With this in mind, you’d expect a similar parent-child correspondence for intrinsic goals. That is to say, if parents placed emphasis on finding a job that feels fulfilling, you’d expect the child to forge a more inward-looking path, too, whether it’s focusing on growing and learning from course content (as opposed to fixating on grades) or finding a career that feels like a good fit.

But, in fact, the connection here may not be so simple. While Ferber found evidence to support a parent-child link for extrinsic goals over time, the relationship with intrinsic goals turned out to be much more complex. In fact, Ferber even noticed (though the effect size was small) an association between a parent’s intrinsic aspirations and a child’s extrinsic aspirations: As the parents’ intrinsic aspirations increased, their children’s extrinsic aspirations increased.

That led her and her team to believe that something else must be at play besides behavioral modeling—and in fact, she says, these goal types may actually develop through different processes.

A nurturing environment

Goal-modeling aside, Ferber found that parenting style may also play an important part in a child’s approach to goals.

“While it is important to minimize messaging that overemphasizes material success or social prestige,” says Ferber, “a prominent focus should be on creating an environment that nurtures children’s sense of autonomy, competence, and relatedness [social connection].”

When Ferber and her team analyzed the studies that measured the adult’s parenting approach while also measuring a child’s goal types, she found a link with a child’s intrinsic aspirations, but not their extrinsic aspirations.

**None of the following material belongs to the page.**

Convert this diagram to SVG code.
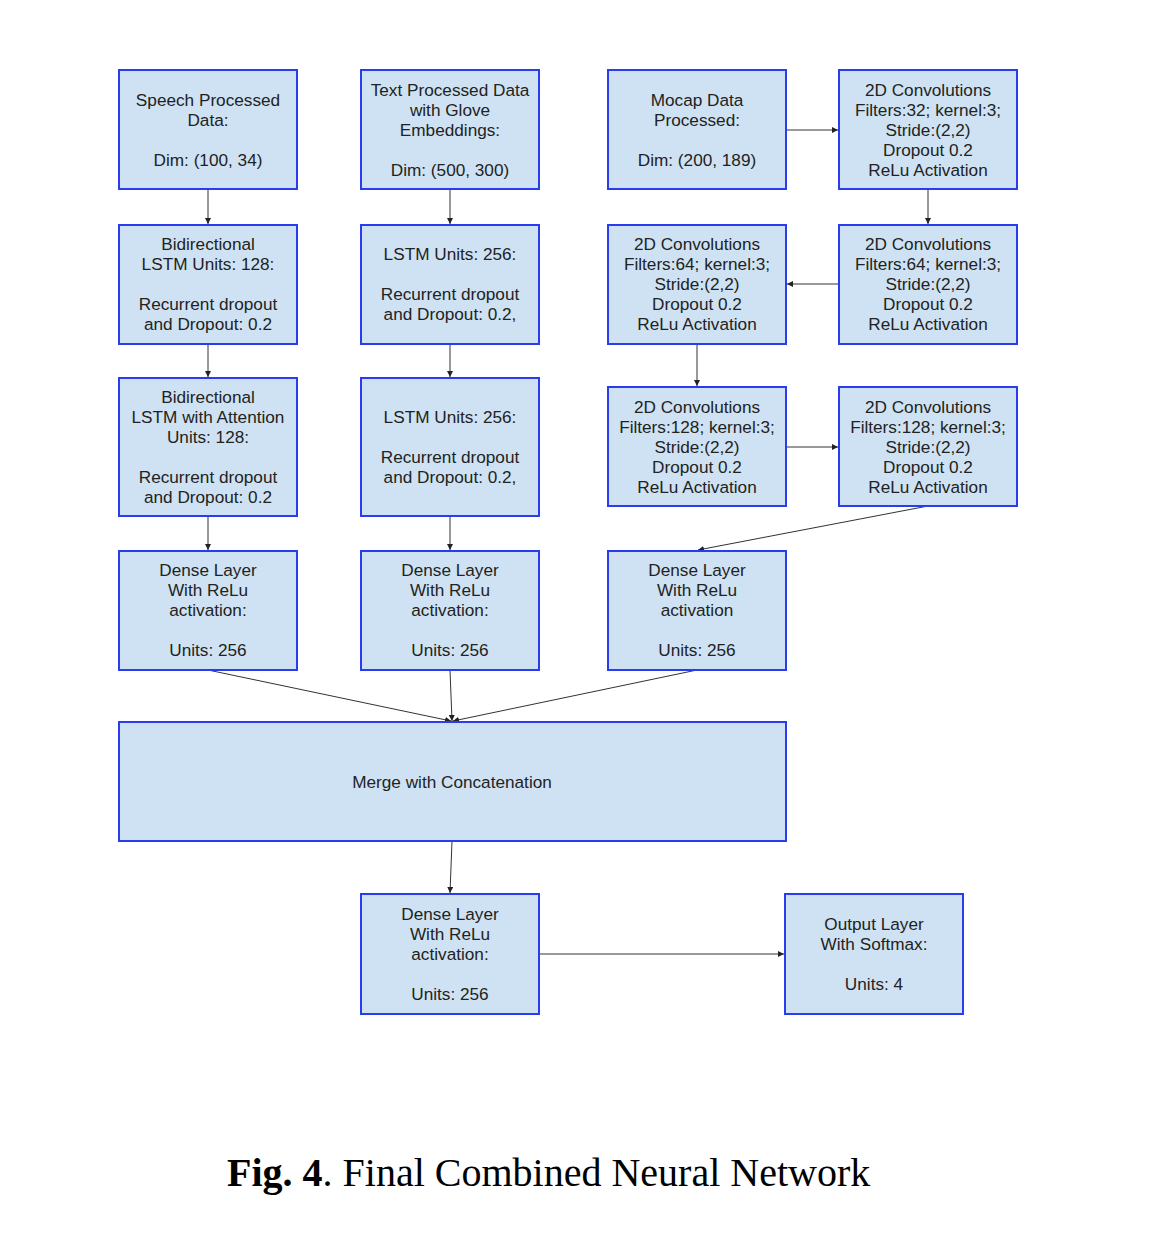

That isn’t necessarily surprising, though, says Ferber: “Extrinsic goals rely on external contingencies, [so] they may be more likely to emerge via sources of direct external messaging, such as through parental role modeling—whereas intrinsic goals, which are inherently more aligned with basic psychological-needs satisfaction, require nurturing conditions to take root.” 

A need-supportive environment—where a child has a sense of volition, where they are supported to feel capable, and where they feel loved—fosters intrinsic goals that by definition “emerge naturally from within,” explains Ferber.

These are the goals that speak to a child’s personal values and authentic interests, which lead to better well-being and a feeling of fulfillment, whether it’s learning to play an instrument because they enjoy music, starting a project to learn more about a topic they love, or beginning a friendship in which they feel respected and valued, explains Ferber.

However, Ferber points out, the data failed to show an association between need-supportive parenting and a child’s extrinsic goals. This suggests that while a nurturing parenting style can foster intrinsic goals, it won’t necessarily prevent extrinsic goals.

In contrast, need-frustrating environments—where the parent is psychologically controlling, dismissive, or unsupportive—may push children to sacrifice their own goals in hopes of winning their mom’s or dad’s approval. “This dynamic might, therefore, hinder the development of intrinsic goals and reinforce externally driven goal-setting,” says Ferber.

As Ferber and her team launched their project, they suspected that a child’s goal type might correlate with hardships a parent might be experiencing. Sounds logical—if you’re having a hard time paying bills, it’s natural to focus on monetary goals, and kids may follow suit.

Yet Ferber’s team found no evidence of this. “The majority of the findings showed no meaningful link,” she notes in her paper, “and inconsistent findings remain in the literature.” Further research is needed, she notes, and exploring how different sources of stress could influence extrinsic goals in children may be particularly intriguing.